Thanks largely to the foresight of Speaker Cathy Tilton and a newly conservative House majority, no tax increase passed the legislature before lawmakers adjourned for the year. Still, with Alaska facing a budget deficit of around $700 million, a wide array of proposals for new and higher taxes has dominated the policy conversation in Juneau this session. Ideas have included a whopping 40% tax hike on oil and gas production companies by nearly halving the per-barrel tax credit, while other targeted taxes would penalize smaller and medium-sized energy companies who do business in the state.
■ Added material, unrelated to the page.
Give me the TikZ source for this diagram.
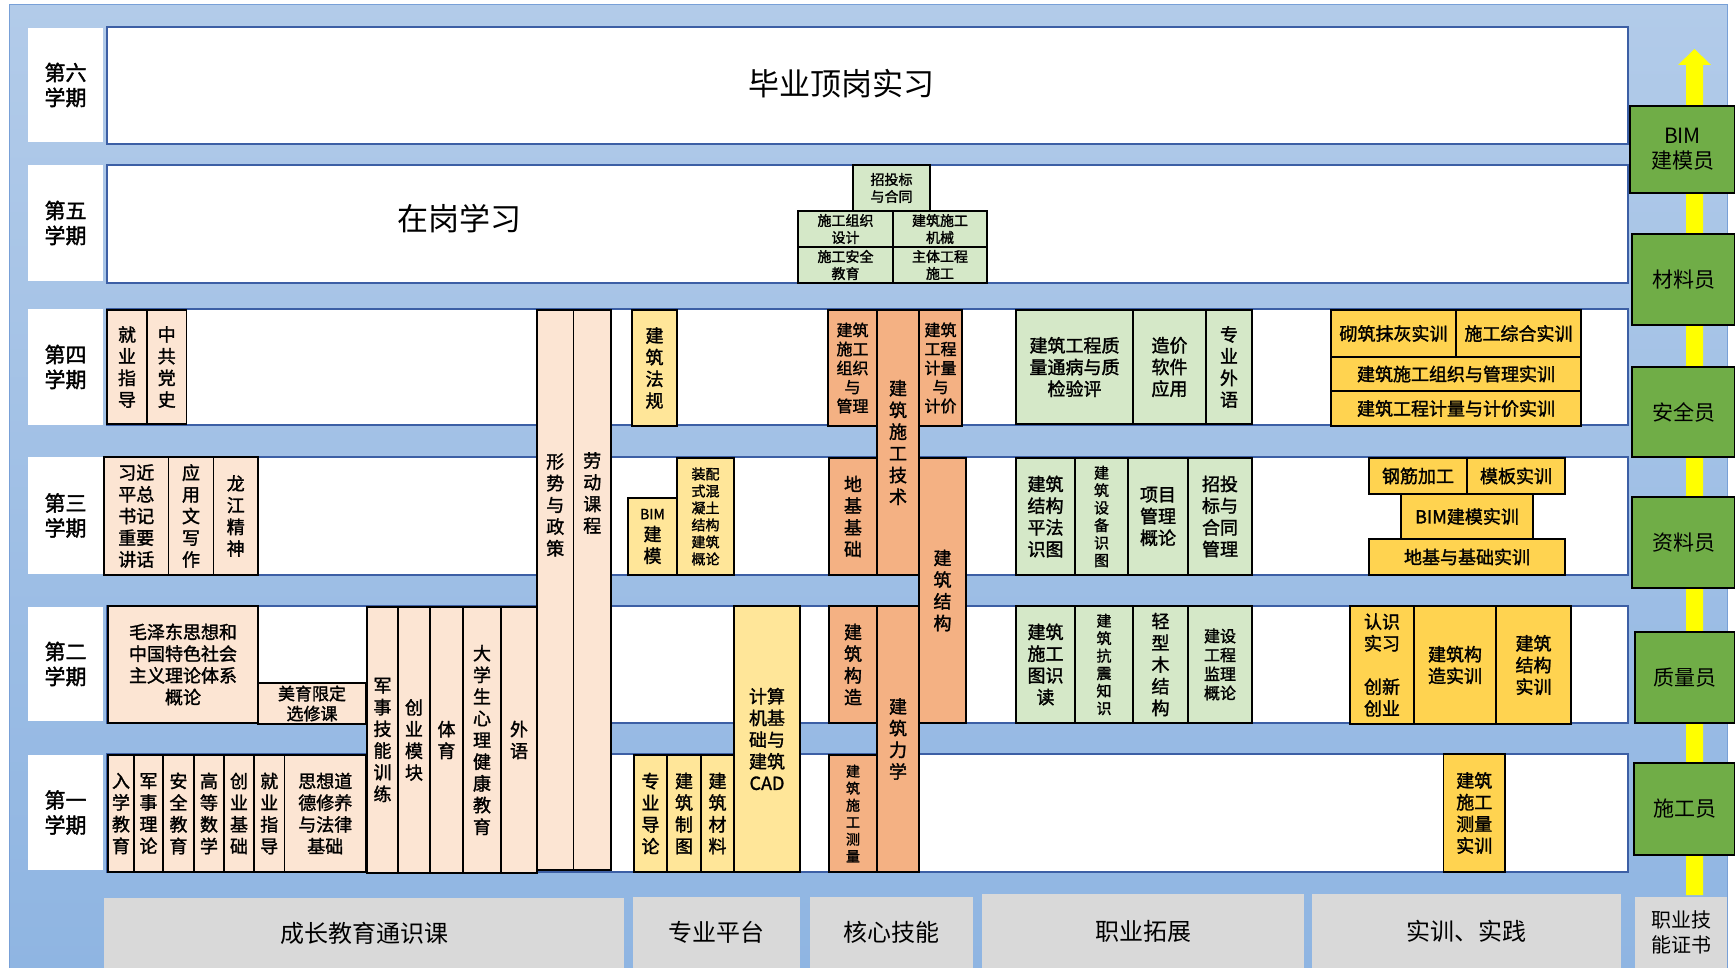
\documentclass[tikz,border=0pt]{standalone}
\usepackage{fontspec}
\setmainfont{Noto Sans CJK SC}
\newfontfamily\cjkheavy{Noto Sans CJK SC}[FakeBold=1.6]
\definecolor{cbeige}{RGB}{252,229,211}
\definecolor{clyellow}{RGB}{255,230,153}
\definecolor{corange}{RGB}{244,177,131}
\definecolor{clgreen}{RGB}{213,232,200}
\definecolor{cgold}{RGB}{255,211,80}
\definecolor{cgreen}{RGB}{112,173,71}
\definecolor{cgray}{RGB}{217,217,217}
\definecolor{crowline}{RGB}{60,95,165}
\definecolor{cbgtop}{RGB}{178,203,233}
\definecolor{cbgbot}{RGB}{143,181,226}
\definecolor{carrow}{RGB}{255,255,0}
\newcommand{\cbx}[7]{\node[#6, minimum width={#4-#2}, minimum height={#5-#3}] (#1) at ({(#2+#4)/2},{(#3+#5)/2}) {#7};}
\tikzset{
 cb/.style={draw=black, line width=1.3pt, inner sep=0pt, outer sep=0pt, align=center, font={\cjkheavy\fontsize{18}{21.7}\selectfont}},
 beige/.style={cb, fill=cbeige},
 lyel/.style={cb, fill=clyellow},
 orng/.style={cb, fill=corange},
 lgrn/.style={cb, fill=clgreen},
 gold/.style={cb, fill=cgold},
 cert/.style={cb, fill=cgreen, font={\fontsize{21}{25}\selectfont}},
 rowbox/.style={draw=crowline, line width=1.2pt, fill=white, inner sep=0pt, outer sep=0pt},
 labbox/.style={fill=white, inner sep=0pt, outer sep=0pt, align=center, font={\cjkheavy\fontsize{21}{25}\selectfont}},
 bot/.style={fill=cgray, inner sep=0pt, outer sep=0pt, align=center, font={\fontsize{24}{28}\selectfont}},
 vtxt/.style={inner sep=0pt, align=center, font={\cjkheavy\fontsize{18}{21.7}\selectfont}},
 big/.style={inner sep=0pt, font={\fontsize{31}{36}\selectfont}},
 sm/.style={font={\cjkheavy\fontsize{14}{17}\selectfont}},
 smm/.style={font={\cjkheavy\fontsize{15}{17.5}\selectfont}},
 md/.style={font={\cjkheavy\fontsize{16}{19}\selectfont}},
}
\begin{document}
\begin{tikzpicture}[x=1pt,y=-1pt]
\useasboundingbox (0,0) rectangle (1735,968);
\fill[white] (0,0) rectangle (1735,968);
\shade[top color=cbgtop, bottom color=cbgbot] (9,5) rectangle (1727,968);
\draw[color={rgb,255:red,120;green,160;blue,215}, line width=1pt] (9,968) -- (9,5) -- (1727,5) -- (1727,968);
% semester rows
\cbx{r6}{107}{27}{1628}{144}{rowbox}{}
\cbx{r5}{107}{165}{1628}{283}{rowbox}{}
\cbx{r4}{107}{309}{1628}{425}{rowbox}{}
\cbx{r3}{107}{457}{1628}{575}{rowbox}{}
\cbx{r2}{107}{606}{1628}{723}{rowbox}{}
\cbx{r1}{107}{754}{1628}{872}{rowbox}{}
\cbx{l6}{28}{28}{103}{142}{labbox}{第六\\学期}
\cbx{l5}{28}{165}{103}{281}{labbox}{第五\\学期}
\cbx{l4}{28}{309}{103}{425}{labbox}{第四\\学期}
\cbx{l3}{28}{457}{103}{574}{labbox}{第三\\学期}
\cbx{l2}{28}{607}{103}{721}{labbox}{第二\\学期}
\cbx{l1}{28}{755}{103}{870}{labbox}{第一\\学期}
\node[big] (t6) at (841,84) {毕业顶岗实习};
\node[big] (t5) at (459,219) {在岗学习};
% row 5
\cbx{g51}{853}{165}{930}{211}{lgrn,sm}{招投标\\与合同}
\cbx{g52}{798}{211}{893}{247}{lgrn,sm}{施工组织\\设计}
\cbx{g53}{893}{211}{987}{247}{lgrn,sm}{建筑施工\\机械}
\cbx{g54}{798}{247}{893}{283}{lgrn,sm}{施工安全\\教育}
\cbx{g55}{893}{247}{987}{283}{lgrn,sm}{主体工程\\施工}
% row 4
\cbx{b41}{107}{310}{147}{424}{beige}{就\\业\\指\\导}
\cbx{b42}{147}{310}{186.5}{424}{beige}{中\\共\\党\\史}
\cbx{xs}{537}{310}{573.5}{870}{beige}{}
\node[vtxt] (xst) at (555.25,505) {形\\势\\与\\政\\策};
\cbx{ld}{573.5}{310}{611}{870}{beige}{}
\node[vtxt] (ldt) at (592.25,493) {劳\\动\\课\\程};
\cbx{y41}{632}{310}{677}{426}{lyel}{建\\筑\\法\\规}
\cbx{o41}{828}{310}{877}{426}{orng,md}{建筑\\施工\\组织\\与\\管理}
\cbx{o42}{877}{310}{919}{575}{orng}{建\\筑\\施\\工\\技\\术}
\cbx{o43}{919}{310}{962}{426}{orng,md}{建筑\\工程\\计量\\与\\计价}
\cbx{g41}{1016}{310}{1133}{424}{lgrn}{建筑工程质\\量通病与质\\检验评}
\cbx{g42}{1133}{310}{1206}{424}{lgrn}{造价\\软件\\应用}
\cbx{g43}{1206}{310}{1252}{424}{lgrn}{专\\业\\外\\语}
\cbx{s41}{1331}{310}{1456}{357}{gold}{砌筑抹灰实训}
\cbx{s42}{1456}{310}{1581}{357}{gold}{施工综合实训}
\cbx{s43}{1331}{357}{1581}{391}{gold}{建筑施工组织与管理实训}
\cbx{s44}{1331}{391}{1581}{426}{gold}{建筑工程计量与计价实训}
% row 3
\cbx{b31}{104}{457}{168.5}{575}{beige}{习近\\平总\\书记\\重要\\讲话}
\cbx{b32}{168.5}{457}{213.5}{575}{beige}{应\\用\\文\\写\\作}
\cbx{b33}{213.5}{457}{258}{575}{beige}{龙\\江\\精\\神}
\cbx{y31}{628}{498}{677}{575}{lyel}{{\fontsize{14}{17}\selectfont BIM}\\建\\模}
\cbx{y32}{677}{458}{734}{575}{lyel,sm}{装配\\式混\\凝土\\结构\\建筑\\概论}
\cbx{o31}{829}{458}{877}{575}{orng}{地\\基\\基\\础}
\cbx{o32}{919}{458}{966}{723}{orng}{建\\筑\\结\\构}
\cbx{g31}{1016}{458}{1075}{575}{lgrn}{建筑\\结构\\平法\\识图}
\cbx{g32}{1075}{458}{1128}{575}{lgrn,smm}{建\\筑\\设\\备\\识\\图}
\cbx{g33}{1128}{458}{1188}{575}{lgrn}{项目\\管理\\概论}
\cbx{g34}{1188}{458}{1252}{575}{lgrn}{招投\\标与\\合同\\管理}
\cbx{s31}{1369}{458}{1467}{494}{gold}{钢筋加工}
\cbx{s32}{1467}{458}{1565}{494}{gold}{模板实训}
\cbx{s33}{1401}{494}{1533}{539}{gold}{BIM建模实训}
\cbx{s34}{1369}{539}{1565}{575}{gold}{地基与基础实训}
% row 2
\cbx{b21}{108}{606}{258}{723}{beige}{毛泽东思想和\\中国特色社会\\主义理论体系\\概论}
\cbx{b22}{258}{683}{366}{724}{beige,font={\cjkheavy\fontsize{17}{20}\selectfont}}{美育限定\\选修课}
\cbx{b23}{367}{607}{398}{873}{beige}{军\\事\\技\\能\\训\\练}
\cbx{b24}{398}{607}{430}{873}{beige}{创\\业\\模\\块}
\cbx{b25}{430}{607}{463}{873}{beige}{体\\育}
\cbx{b26}{463}{607}{501}{873}{beige}{大\\学\\生\\心\\理\\健\\康\\教\\育}
\cbx{b27}{501}{607}{537}{873}{beige}{外\\语}
\cbx{y21}{734}{606}{800}{872}{lyel}{计算\\机基\\础与\\建筑\\CAD}
\cbx{o21}{829}{606}{877}{723}{orng}{建\\筑\\构\\造}
\cbx{o22}{877}{606}{919}{872}{orng}{建\\筑\\力\\学}
\cbx{g21}{1016}{606}{1075}{723}{lgrn}{建筑\\施工\\图识\\读}
\cbx{g22}{1075}{606}{1133}{723}{lgrn,smm}{建\\筑\\抗\\震\\知\\识}
\cbx{g23}{1133}{606}{1188}{723}{lgrn}{轻\\型\\木\\结\\构}
\cbx{g24}{1188}{606}{1252}{723}{lgrn,md}{建设\\工程\\监理\\概论}
\cbx{s21}{1350}{606}{1414}{724}{gold}{认识\\实习\\[21.7pt]创新\\创业}
\cbx{s22}{1414}{606}{1496}{724}{gold}{建筑构\\造实训}
\cbx{s23}{1496}{606}{1571}{724}{gold}{建筑\\结构\\实训}
% row 1
\cbx{b11}{108}{755}{134}{872}{beige}{入\\学\\教\\育}
\cbx{b12}{134}{755}{163}{872}{beige}{军\\事\\理\\论}
\cbx{b13}{163}{755}{194}{872}{beige}{安\\全\\教\\育}
\cbx{b14}{194}{755}{224}{872}{beige}{高\\等\\数\\学}
\cbx{b15}{224}{755}{254}{872}{beige}{创\\业\\基\\础}
\cbx{b16}{254}{755}{284.5}{872}{beige}{就\\业\\指\\导}
\cbx{b17}{284.5}{755}{366}{872}{beige}{思想道\\德修养\\与法律\\基础}
\cbx{y11}{634}{755}{667}{872}{lyel}{专\\业\\导\\论}
\cbx{y12}{667}{755}{701}{872}{lyel}{建\\筑\\制\\图}
\cbx{y13}{701}{755}{734}{872}{lyel}{建\\筑\\材\\料}
\cbx{o11}{829}{755}{877}{872}{orng,sm}{建\\筑\\施\\工\\测\\量}
\cbx{s11}{1443.5}{754}{1505}{872}{gold}{建筑\\施工\\测量\\实训}
% arrow and certificates
\fill[carrow] (1686,895) -- (1686,65) -- (1678,65) -- (1694.5,49) -- (1711,65) -- (1703,65) -- (1703,895) -- cycle;
\cbx{c1}{1630}{106}{1735}{193}{cert}{BIM\\建模员}
\cbx{c2}{1632}{234}{1735}{325}{cert}{材料员}
\cbx{c3}{1632}{367}{1735}{457}{cert}{安全员}
\cbx{c4}{1632}{497}{1735}{588}{cert}{资料员}
\cbx{c5}{1635}{632}{1735}{723}{cert}{质量员}
\cbx{c6}{1634}{763}{1735}{855}{cert}{施工员}
% bottom categories
\cbx{k1}{104}{898}{624}{968}{bot}{成长教育通识课}
\cbx{k2}{633}{897}{800}{968}{bot}{专业平台}
\cbx{k3}{810}{897}{973}{968}{bot}{核心技能}
\cbx{k4}{982}{894}{1304}{968}{bot}{职业拓展}
\cbx{k5}{1312}{894}{1621}{968}{bot}{实训、实践}
\cbx{k6}{1635}{897}{1727}{968}{bot,font={\fontsize{20}{25}\selectfont}}{职业技\\能证书}
\end{tikzpicture}
\end{document}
But Alaska’s budget already depends overwhelmingly on revenue collected from the oil and gas industry. In fact, the state is only facing a budget deficit due to lower-than-projected oil prices: every dollar in volatility in oil prices equates to approximately $70 million in tax revenue gained or lost. Around 80% of the state budget has long relied on oil revenue. Additionally, energy profits are the reason for the formation and success of Alaska’s Permanent Fund, a $76 billion investment fund that provides annual “dividends” to state residents while helping to fund government operations.
Although Texas has a higher combined tax and royalty rate than Alaska, producers in the Lone Star state make more than twice as much as those in Alaska, thanks to higher production and transportation costs. In practice, the Alaska government receives a higher percentage of pre-tax profits than Texas. And that does not even account for Alaska’s 9.4% corporate tax rate levied on nearly all oil revenue, whereas Texas does not have any corporate income tax at all. It is clear that ordinary Alaskans understood the implications of these realities in 2020, when voters overwhelmingly defeated a major oil tax hike on the ballot by a 15-point margin.
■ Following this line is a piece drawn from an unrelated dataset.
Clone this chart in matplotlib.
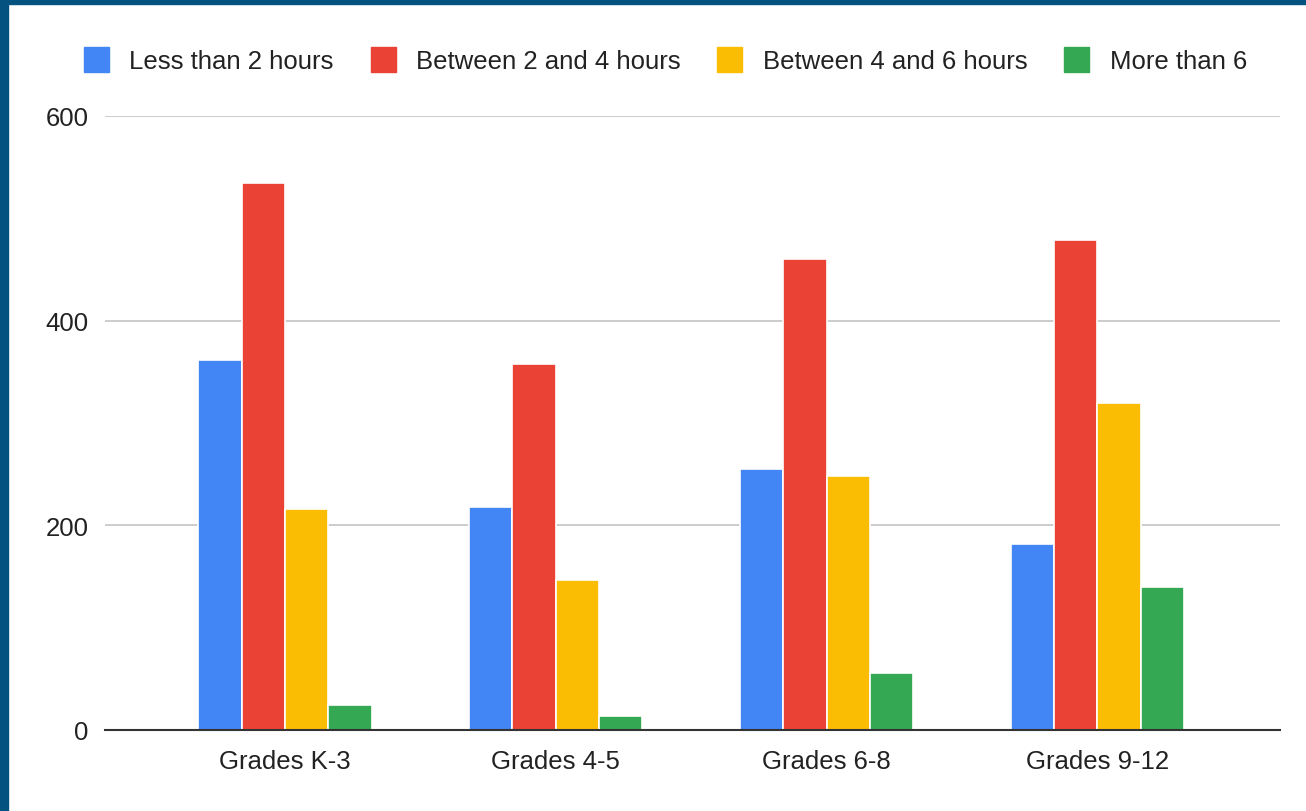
import numpy as np
import matplotlib
matplotlib.use('Agg')
import matplotlib.pyplot as plt
from matplotlib.lines import Line2D
from matplotlib.patches import Rectangle

# 数据
grades = ['Grades K-3', 'Grades 4-5', 'Grades 6-8', 'Grades 9-12']
series = ['Less than 2 hours', 'Between 2 and 4 hours', 'Between 4 and 6 hours', 'More than 6']
less_than_2 = [362, 218, 255, 182]
between_2_4 = [535, 358, 460, 479]
between_4_6 = [216, 147, 248, 320]
more_than_6 = [24, 14, 56, 140]
colors = ['#4285F4', '#EA4335', '#FBBC04', '#34A853']
y_ticks = [0, 200, 400, 600]

plt.rcParams['font.family'] = ['Liberation Sans', 'DejaVu Sans']
fs = 18.5

fig = plt.figure(figsize=(13.06, 8.12), dpi=100)
# 外框（左、上的深蓝边）
fig.patches.append(Rectangle((0, 0), 8 / 1306, 1, transform=fig.transFigure,
                             color='#03527F', zorder=0))
fig.patches.append(Rectangle((0, 1 - 5 / 812), 1, 5 / 812, transform=fig.transFigure,
                             color='#03527F', zorder=0))

ax = fig.add_axes([105 / 1306, 1 - 731 / 812, 1175 / 1306, (731 - 117) / 812])

x = np.arange(len(grades))
w = 0.16
data = [less_than_2, between_2_4, between_4_6, more_than_6]
for i, vals in enumerate(data):
    ax.bar(x + (i - 1.5) * w, vals, width=w, color=colors[i],
           edgecolor='white', linewidth=1.2, zorder=3)

ax.set_xlim(-0.665, 3.675)
ax.set_ylim(0, 600)
ax.set_yticks(y_ticks)
ax.set_yticklabels([str(t) for t in y_ticks], fontsize=fs, color='#222222')
ax.set_xticks(x)
ax.set_xticklabels(grades, fontsize=fs, color='#222222')
ax.tick_params(axis='both', length=0)
ax.tick_params(axis='x', pad=14)
ax.tick_params(axis='y', pad=12)
for s in ['top', 'right', 'left']:
    ax.spines[s].set_visible(False)
ax.spines['bottom'].set_color('#333333')
ax.spines['bottom'].set_linewidth(1.5)
ax.spines['bottom'].set_zorder(4)
ax.yaxis.grid(True, color='#C8C8C8', linewidth=1.3, zorder=0)
ax.set_axisbelow(True)

handles = [Line2D([], [], marker='s', linestyle='none', markersize=18,
                  markerfacecolor=c, markeredgecolor=c) for c in colors]
leg = fig.legend(handles, series, loc='center', bbox_to_anchor=(665 / 1306, 1 - 62 / 812),
                 ncol=4, frameon=False, fontsize=fs, handlelength=1.0,
                 handletextpad=0.8, columnspacing=1.4)
for t in leg.get_texts():
    t.set_color('#222222')

fig.savefig('out.png', dpi=100)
Taxing oil and gas companies may seem like a simple, innocuous solution to solve Alaska’s budget deficit. But it is unwise to penalize companies that have chosen to invest billions in new Alaskan production ventures. Forcing profitable drilling ventures to shoulder a heavier tax burden, whether targeted or industry-wide, is a signal for them to pivot to friendlier economic environments like the oil-rich states of Texas and North Dakota. As companies respond to higher taxes by scaling back investment, Alaska’s revenue woes will only grow worse in the years to come, and Alaskans will pay the price through lost jobs and stunted economic growth.
To the objective observer, massive oil and gas tax hikes (such as those proposed in SB 114) constitute a poorly disguised attempt by environmentalists to implement a radical anti-energy agenda, using temporary state budget challenges as leverage to cripple an industry they vehemently oppose. Raising taxes on energy production threatens the future of existing and up-and-coming drilling projects, including Willow and Pikka on the North Slope. But for environmentalists who are dogmatic in their quest to end oil drilling altogether, this is precisely the outcome they seek, regardless of the cost to Alaskan livelihoods or even the long-term future of its once-thriving economy.
In March, lawmakers in Juneau demonstrated remarkable unity in favor of the Willow oil project. Despite angering his base of climate activists, President Biden approved the Willow project after every single state legislator signed onto a unanimous letter of support – personally delivered to the President with the support of Alaska’s entire congressional delegation – that highlighted the “enormous benefits that development of oil and gas resources … would bring to local communities, tribal governments, the state, and the nation.” Alaska elected officials should hold on to that unity in the face of a tax increase that would put the economic benefits of new production at Willow in serious jeopardy.
Indeed, these taxes would strike at the heart of Alaska’s economy, where oil and gas directly generate more than $12 billion in GDP and nearly $5 billion in annual employee income. Even more insidiously, certain provisions of this proposal would unfairly target small and medium-sized businesses, which make up the backbone of Alaska’s economy and play a major role in bringing new jobs and capital investment to the state.
Rather than pile new tax liabilities onto companies that have contributed so much to Alaska’s economic success, a pro-growth policy solution could involve cuts to the state’s fourth-highest corporate tax rate of 9.4%. For businesses looking to bring jobs, resources, and investment to Alaska, that tax rate presents a major obstacle, forcing them to accept a financial tradeoff just for the privilege of doing business in the state. Solving Alaska’s fiscal future depends on facilitating economic growth through commonsense reforms like these, rather than leaning on taxes that hobble production, choke off new investment, and lower state revenue collections.
As one of 18 state governors who has signed the Taxpayer Protection Pledge, Governor Mike Dunleavy has repeatedly proven himself to be a capable conservative, demonstrating an uncommon fortitude to resist harmful new taxes on his constituents even under significant political pressure. Now is the time for Gov. Dunleavy and conservative leaders in the legislature to ensure that these ill-conceived, anti-business, anti-energy tax hikes are not revisited.